Give an exact copy of every line, leaving images out.

========================================

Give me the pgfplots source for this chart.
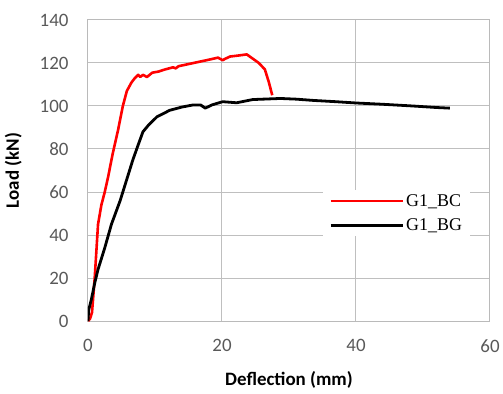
\documentclass[border=0pt]{standalone}
\usepackage{pgfplots}
\pgfplotsset{compat=1.18}
\usepackage{fontspec}
\setmainfont{Carlito}
\newfontfamily\legfont{Liberation Serif}
\colorlet{gridc}{black!25}
\colorlet{axc}{black!27}
\colorlet{tickc}{black!65}
\begin{document}
\begin{tikzpicture}
\path[use as bounding box] (-88bp,-73bp) rectangle (415bp,321bp);
\begin{axis}[
  at={(0,0)}, anchor=south west,
  scale only axis, width=402bp, height=301bp,
  xmin=0, xmax=60, ymin=0, ymax=140,
  xtick={0,20,40,60}, ytick={0,20,40,60,80,100,120,140},
  grid=major,
  grid style={draw=gridc, line width=1bp},
  axis line style={draw=axc, line width=1bp},
  major tick length=0pt,
  ticklabel style={font=\fontsize{19}{22}\selectfont, text=tickc},
  /pgf/number format/assume math mode=true,
  xticklabel style={yshift=-15bp},
  yticklabel style={xshift=-16bp},
  xlabel={\bfseries Deflection (mm)},
  ylabel={\bfseries Load (kN)},
  label style={font=\fontsize{19}{22}\selectfont\bfseries},
  xlabel style={yshift=-12bp},
  ylabel style={yshift=11bp},
  legend style={at={(0.585,0.435)}, anchor=north west, draw=none, fill=white,
    font=\legfont\fontsize{18}{21}\selectfont, row sep=7bp, inner xsep=6bp},
  legend cell align=left,
  legend image code/.code={\draw[#1] (0bp,0bp) -- (57bp,0bp); \path (0bp,0bp) -- (72bp,0bp);},
]
\addplot[red, line width=2.6bp, line join=round] coordinates {
(0,0) (0.3,1) (0.6,4) (0.8,12) (1.0,20) (1.3,35) (1.5,45) (2.0,54) (2.5,60)
(3.0,67) (3.7,78) (4.5,89) (5.2,100) (5.8,107) (6.5,111) (7.0,113) (7.5,114.5)
(7.8,113.5) (8.2,114.5) (8.8,113.5) (9.6,115.5) (10.5,116) (11.5,117) (12.7,118)
(13.1,117.5) (13.5,118.5) (15,119.5) (16.5,120.5) (18,121.5) (19.4,122.5)
(20.1,121.3) (20.5,122) (21.2,123) (22.5,123.5) (23.7,124) (24.6,122) (25.5,120)
(26.4,117) (27,111) (27.5,105)
};
\addlegendentry{G1\_BC}
\addplot[black, line width=2.8bp, line join=round] coordinates {
(0,0) (0.1,5) (0.5,10) (1,17.6) (1.5,24) (2.5,34) (3.5,45) (4.8,56) (5.7,65)
(6.7,75) (7.5,82) (8.2,88) (9,91) (10.3,95) (12.2,98) (14,99.5) (15.7,100.5)
(16.8,100.5) (17.5,99) (18.5,100.5) (20.1,102) (22.2,101.5) (24.6,103) (28.7,103.5)
(31,103.2) (33.6,102.6) (37,102) (40,101.4) (44,100.8) (48.5,100) (52,99.3) (54,99)
};
\addlegendentry{G1\_BG}
\end{axis}
\end{tikzpicture}
\end{document}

========================================

In response:
Give me the pgfplots source for this chart.
\documentclass[border=0pt]{standalone}
\usepackage{pgfplots}
\pgfplotsset{compat=1.18}
\usepackage{fontspec}
\setmainfont{Carlito}
\newfontfamily\legfont{Liberation Serif}
\colorlet{gridc}{black!25}
\colorlet{axc}{black!27}
\colorlet{tickc}{black!65}
\begin{document}
\begin{tikzpicture}
\path[use as bounding box] (-88bp,-73bp) rectangle (415bp,321bp);
\begin{axis}[
  at={(0,0)}, anchor=south west,
  scale only axis, width=402bp, height=301bp,
  xmin=0, xmax=60, ymin=0, ymax=140,
  xtick={0,20,40,60}, ytick={0,20,40,60,80,100,120,140},
  grid=major,
  grid style={draw=gridc, line width=1bp},
  axis line style={draw=axc, line width=1bp},
  major tick length=0pt,
  ticklabel style={font=\fontsize{19}{22}\selectfont, text=tickc},
  /pgf/number format/assume math mode=true,
  xticklabel style={yshift=-15bp},
  yticklabel style={xshift=-16bp},
  xlabel={\bfseries Deflection (mm)},
  ylabel={\bfseries Load (kN)},
  label style={font=\fontsize{19}{22}\selectfont\bfseries},
  xlabel style={yshift=-12bp},
  ylabel style={yshift=11bp},
  legend style={at={(0.585,0.435)}, anchor=north west, draw=none, fill=white,
    font=\legfont\fontsize{18}{21}\selectfont, row sep=7bp, inner xsep=6bp},
  legend cell align=left,
  legend image code/.code={\draw[#1] (0bp,0bp) -- (57bp,0bp); \path (0bp,0bp) -- (72bp,0bp);},
]
\addplot[red, line width=2.6bp, line join=round] coordinates {
(0,0) (0.3,1) (0.6,4) (0.8,12) (1.0,20) (1.3,35) (1.5,45) (2.0,54) (2.5,60)
(3.0,67) (3.7,78) (4.5,89) (5.2,100) (5.8,107) (6.5,111) (7.0,113) (7.5,114.5)
(7.8,113.5) (8.2,114.5) (8.8,113.5) (9.6,115.5) (10.5,116) (11.5,117) (12.7,118)
(13.1,117.5) (13.5,118.5) (15,119.5) (16.5,120.5) (18,121.5) (19.4,122.5)
(20.1,121.3) (20.5,122) (21.2,123) (22.5,123.5) (23.7,124) (24.6,122) (25.5,120)
(26.4,117) (27,111) (27.5,105)
};
\addlegendentry{G1\_BC}
\addplot[black, line width=2.8bp, line join=round] coordinates {
(0,0) (0.1,5) (0.5,10) (1,17.6) (1.5,24) (2.5,34) (3.5,45) (4.8,56) (5.7,65)
(6.7,75) (7.5,82) (8.2,88) (9,91) (10.3,95) (12.2,98) (14,99.5) (15.7,100.5)
(16.8,100.5) (17.5,99) (18.5,100.5) (20.1,102) (22.2,101.5) (24.6,103) (28.7,103.5)
(31,103.2) (33.6,102.6) (37,102) (40,101.4) (44,100.8) (48.5,100) (52,99.3) (54,99)
};
\addlegendentry{G1\_BG}
\end{axis}
\end{tikzpicture}
\end{document}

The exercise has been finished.